§ What is needed: Go through the material below and copy all lines with "that".

§ Dataset excerpts:
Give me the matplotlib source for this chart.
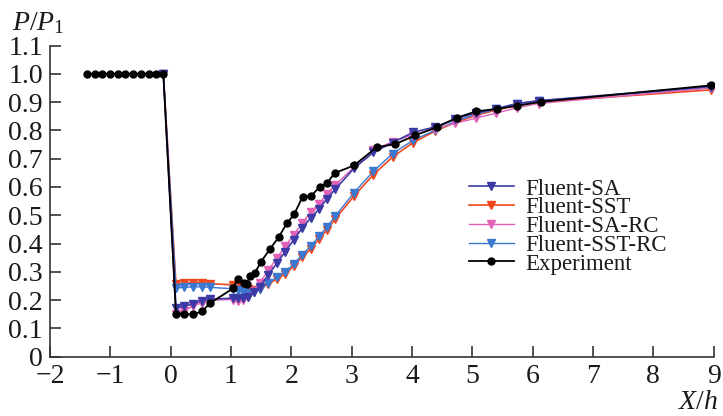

* * *

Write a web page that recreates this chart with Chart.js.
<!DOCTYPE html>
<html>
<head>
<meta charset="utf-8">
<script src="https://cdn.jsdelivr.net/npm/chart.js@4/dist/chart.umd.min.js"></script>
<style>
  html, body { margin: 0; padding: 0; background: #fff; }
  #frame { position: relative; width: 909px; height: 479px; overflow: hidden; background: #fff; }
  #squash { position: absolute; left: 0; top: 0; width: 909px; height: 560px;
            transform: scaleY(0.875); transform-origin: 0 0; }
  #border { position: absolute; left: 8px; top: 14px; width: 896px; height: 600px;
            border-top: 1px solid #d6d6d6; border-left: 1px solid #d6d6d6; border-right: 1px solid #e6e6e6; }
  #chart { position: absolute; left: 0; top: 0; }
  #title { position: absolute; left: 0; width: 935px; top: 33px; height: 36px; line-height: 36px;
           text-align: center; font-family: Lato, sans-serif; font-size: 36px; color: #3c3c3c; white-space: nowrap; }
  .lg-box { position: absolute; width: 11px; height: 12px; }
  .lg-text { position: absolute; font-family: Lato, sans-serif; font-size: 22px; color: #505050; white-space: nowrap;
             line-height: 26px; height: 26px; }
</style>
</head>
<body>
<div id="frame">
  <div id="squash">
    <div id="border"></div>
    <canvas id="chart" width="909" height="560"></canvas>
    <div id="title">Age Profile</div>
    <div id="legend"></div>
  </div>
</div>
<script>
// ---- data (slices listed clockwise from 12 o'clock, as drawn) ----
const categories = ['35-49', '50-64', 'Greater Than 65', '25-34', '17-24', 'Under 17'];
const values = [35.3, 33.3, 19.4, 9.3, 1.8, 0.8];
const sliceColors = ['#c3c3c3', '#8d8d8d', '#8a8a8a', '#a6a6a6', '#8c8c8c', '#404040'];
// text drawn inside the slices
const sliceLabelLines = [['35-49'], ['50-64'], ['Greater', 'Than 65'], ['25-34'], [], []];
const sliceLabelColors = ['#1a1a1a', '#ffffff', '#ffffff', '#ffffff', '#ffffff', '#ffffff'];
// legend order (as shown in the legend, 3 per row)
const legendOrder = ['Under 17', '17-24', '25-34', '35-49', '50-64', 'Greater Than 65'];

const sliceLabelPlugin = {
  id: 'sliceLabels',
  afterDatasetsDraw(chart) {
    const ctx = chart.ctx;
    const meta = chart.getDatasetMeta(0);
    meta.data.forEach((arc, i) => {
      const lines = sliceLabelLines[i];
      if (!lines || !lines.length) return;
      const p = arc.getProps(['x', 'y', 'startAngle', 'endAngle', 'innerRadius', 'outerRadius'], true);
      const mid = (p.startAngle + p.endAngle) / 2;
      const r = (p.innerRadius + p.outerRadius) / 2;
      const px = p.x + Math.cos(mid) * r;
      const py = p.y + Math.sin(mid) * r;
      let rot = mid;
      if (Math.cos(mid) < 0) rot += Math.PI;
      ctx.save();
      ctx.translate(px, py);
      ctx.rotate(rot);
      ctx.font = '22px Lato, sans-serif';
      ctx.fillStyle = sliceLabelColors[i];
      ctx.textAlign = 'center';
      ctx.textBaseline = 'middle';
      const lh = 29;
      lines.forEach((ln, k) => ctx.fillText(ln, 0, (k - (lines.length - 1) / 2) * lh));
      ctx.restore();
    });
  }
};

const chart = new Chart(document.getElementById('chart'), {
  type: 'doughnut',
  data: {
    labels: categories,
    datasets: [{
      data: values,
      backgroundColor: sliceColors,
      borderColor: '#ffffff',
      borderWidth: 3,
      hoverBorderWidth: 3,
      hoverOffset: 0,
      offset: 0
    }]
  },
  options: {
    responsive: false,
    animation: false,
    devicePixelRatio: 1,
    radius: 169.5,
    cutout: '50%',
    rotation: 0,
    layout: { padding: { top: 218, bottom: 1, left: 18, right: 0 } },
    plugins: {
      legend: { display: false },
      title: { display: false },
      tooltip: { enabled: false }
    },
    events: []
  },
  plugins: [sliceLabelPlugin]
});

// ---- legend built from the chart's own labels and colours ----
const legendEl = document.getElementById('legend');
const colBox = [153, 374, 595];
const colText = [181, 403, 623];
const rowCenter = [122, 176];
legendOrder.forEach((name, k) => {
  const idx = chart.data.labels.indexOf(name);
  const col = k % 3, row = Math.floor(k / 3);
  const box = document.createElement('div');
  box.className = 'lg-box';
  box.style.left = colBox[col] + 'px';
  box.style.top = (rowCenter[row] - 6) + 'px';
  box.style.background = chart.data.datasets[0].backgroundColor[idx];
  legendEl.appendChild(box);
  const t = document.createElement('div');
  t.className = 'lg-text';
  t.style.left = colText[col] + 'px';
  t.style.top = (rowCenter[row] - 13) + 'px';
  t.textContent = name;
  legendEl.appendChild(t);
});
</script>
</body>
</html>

==

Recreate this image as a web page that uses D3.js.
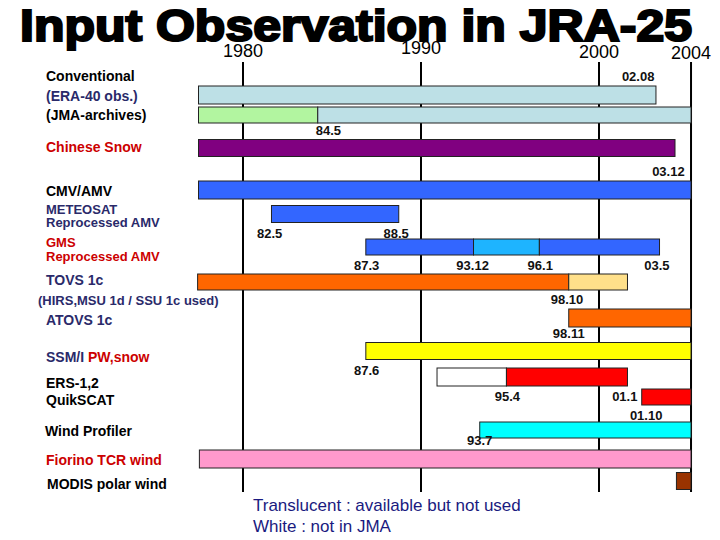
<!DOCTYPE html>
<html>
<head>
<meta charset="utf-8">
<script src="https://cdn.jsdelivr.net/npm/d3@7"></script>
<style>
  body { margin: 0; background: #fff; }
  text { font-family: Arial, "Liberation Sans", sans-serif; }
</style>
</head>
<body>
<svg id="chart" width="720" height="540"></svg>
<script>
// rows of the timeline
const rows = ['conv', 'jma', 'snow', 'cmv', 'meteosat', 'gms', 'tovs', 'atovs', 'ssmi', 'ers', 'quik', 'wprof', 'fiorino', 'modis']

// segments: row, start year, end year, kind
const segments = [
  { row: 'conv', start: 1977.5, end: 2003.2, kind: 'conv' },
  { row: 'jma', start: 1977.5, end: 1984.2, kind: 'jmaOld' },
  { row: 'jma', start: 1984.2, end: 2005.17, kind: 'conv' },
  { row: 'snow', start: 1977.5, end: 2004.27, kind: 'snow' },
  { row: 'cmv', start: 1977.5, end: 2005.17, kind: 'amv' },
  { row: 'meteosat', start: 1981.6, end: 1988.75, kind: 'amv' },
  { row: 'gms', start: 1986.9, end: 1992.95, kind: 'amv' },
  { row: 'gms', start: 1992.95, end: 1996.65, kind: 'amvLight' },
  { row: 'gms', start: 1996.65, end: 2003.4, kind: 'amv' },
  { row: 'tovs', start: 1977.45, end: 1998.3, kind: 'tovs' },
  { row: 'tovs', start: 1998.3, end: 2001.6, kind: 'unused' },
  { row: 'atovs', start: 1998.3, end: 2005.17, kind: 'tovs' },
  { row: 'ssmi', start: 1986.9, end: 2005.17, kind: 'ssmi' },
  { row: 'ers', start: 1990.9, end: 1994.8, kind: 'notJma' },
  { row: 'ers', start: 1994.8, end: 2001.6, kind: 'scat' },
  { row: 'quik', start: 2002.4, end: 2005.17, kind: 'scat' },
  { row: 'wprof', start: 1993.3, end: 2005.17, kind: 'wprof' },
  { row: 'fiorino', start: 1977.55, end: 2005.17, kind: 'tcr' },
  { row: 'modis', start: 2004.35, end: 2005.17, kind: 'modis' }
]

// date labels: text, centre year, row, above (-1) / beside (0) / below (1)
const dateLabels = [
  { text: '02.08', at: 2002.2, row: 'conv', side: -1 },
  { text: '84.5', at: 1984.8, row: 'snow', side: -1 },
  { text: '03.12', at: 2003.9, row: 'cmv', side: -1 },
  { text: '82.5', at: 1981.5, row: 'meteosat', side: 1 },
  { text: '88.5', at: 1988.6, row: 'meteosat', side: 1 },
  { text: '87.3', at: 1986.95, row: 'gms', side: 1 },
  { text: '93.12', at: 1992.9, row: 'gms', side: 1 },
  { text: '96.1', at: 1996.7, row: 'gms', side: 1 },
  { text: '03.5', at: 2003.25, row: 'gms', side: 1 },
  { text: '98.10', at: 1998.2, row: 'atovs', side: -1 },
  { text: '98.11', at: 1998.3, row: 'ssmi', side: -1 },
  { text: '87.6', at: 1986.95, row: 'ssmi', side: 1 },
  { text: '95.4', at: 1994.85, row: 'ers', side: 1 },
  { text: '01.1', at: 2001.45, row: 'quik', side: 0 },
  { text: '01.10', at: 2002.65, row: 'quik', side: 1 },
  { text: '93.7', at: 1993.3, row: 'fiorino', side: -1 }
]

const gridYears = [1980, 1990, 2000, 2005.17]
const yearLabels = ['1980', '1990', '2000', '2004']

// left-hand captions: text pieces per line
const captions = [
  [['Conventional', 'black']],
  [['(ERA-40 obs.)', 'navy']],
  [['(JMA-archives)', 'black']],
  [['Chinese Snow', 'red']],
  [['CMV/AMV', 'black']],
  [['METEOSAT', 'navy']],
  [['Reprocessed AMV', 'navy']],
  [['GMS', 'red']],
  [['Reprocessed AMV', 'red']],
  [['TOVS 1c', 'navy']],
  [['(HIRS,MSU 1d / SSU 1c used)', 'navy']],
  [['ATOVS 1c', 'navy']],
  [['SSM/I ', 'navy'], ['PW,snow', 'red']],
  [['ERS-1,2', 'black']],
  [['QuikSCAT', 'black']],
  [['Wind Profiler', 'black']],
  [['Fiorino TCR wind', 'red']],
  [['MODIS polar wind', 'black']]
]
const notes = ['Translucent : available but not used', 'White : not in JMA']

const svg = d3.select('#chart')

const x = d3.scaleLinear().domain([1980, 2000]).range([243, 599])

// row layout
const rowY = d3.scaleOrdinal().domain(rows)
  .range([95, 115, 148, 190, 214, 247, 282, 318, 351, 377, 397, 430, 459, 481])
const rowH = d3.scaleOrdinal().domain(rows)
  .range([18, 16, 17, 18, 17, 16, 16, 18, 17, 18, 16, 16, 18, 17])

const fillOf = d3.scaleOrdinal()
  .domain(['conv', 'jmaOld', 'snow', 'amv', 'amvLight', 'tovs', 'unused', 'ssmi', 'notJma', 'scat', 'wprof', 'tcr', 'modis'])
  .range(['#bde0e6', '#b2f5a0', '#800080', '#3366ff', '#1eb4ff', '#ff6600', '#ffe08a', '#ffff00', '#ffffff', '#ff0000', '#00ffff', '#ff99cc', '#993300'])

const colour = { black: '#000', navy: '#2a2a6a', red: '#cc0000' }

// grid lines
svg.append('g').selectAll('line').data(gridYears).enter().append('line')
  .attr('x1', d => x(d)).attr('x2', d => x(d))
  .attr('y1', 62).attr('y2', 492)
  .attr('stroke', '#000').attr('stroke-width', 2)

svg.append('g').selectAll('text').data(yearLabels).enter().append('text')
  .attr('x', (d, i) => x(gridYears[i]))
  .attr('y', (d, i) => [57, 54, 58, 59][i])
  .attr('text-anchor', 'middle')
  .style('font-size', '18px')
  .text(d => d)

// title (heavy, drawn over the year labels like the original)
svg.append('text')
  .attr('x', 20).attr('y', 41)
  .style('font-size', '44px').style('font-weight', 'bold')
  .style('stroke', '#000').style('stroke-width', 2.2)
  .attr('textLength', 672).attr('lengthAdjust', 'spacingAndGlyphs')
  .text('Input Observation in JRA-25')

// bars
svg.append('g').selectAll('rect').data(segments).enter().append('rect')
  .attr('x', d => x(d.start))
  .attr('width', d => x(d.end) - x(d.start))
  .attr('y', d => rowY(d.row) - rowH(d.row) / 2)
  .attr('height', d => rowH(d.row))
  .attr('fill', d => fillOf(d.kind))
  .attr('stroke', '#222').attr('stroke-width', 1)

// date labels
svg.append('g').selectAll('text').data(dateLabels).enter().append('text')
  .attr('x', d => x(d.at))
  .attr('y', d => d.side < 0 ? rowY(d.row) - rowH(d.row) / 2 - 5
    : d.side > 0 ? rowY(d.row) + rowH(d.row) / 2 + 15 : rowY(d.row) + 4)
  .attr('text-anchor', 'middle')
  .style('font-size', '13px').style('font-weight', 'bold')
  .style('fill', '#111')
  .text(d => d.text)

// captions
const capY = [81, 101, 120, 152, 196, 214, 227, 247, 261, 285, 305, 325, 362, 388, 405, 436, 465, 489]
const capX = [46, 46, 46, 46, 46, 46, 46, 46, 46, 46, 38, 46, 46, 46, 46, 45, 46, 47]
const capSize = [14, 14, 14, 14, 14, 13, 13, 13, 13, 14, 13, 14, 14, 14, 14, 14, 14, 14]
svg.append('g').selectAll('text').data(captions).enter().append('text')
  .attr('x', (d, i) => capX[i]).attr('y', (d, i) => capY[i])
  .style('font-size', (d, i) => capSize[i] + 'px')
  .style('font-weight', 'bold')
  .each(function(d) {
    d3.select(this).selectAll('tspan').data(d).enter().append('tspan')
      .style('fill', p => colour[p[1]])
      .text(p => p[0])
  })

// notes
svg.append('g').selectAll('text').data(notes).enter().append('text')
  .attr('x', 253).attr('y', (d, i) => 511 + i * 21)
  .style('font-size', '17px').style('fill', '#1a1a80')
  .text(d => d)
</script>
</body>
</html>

§ Exercise response:
Write a web page that recreates this chart with Chart.js.
Recreate this image as a web page that uses D3.js.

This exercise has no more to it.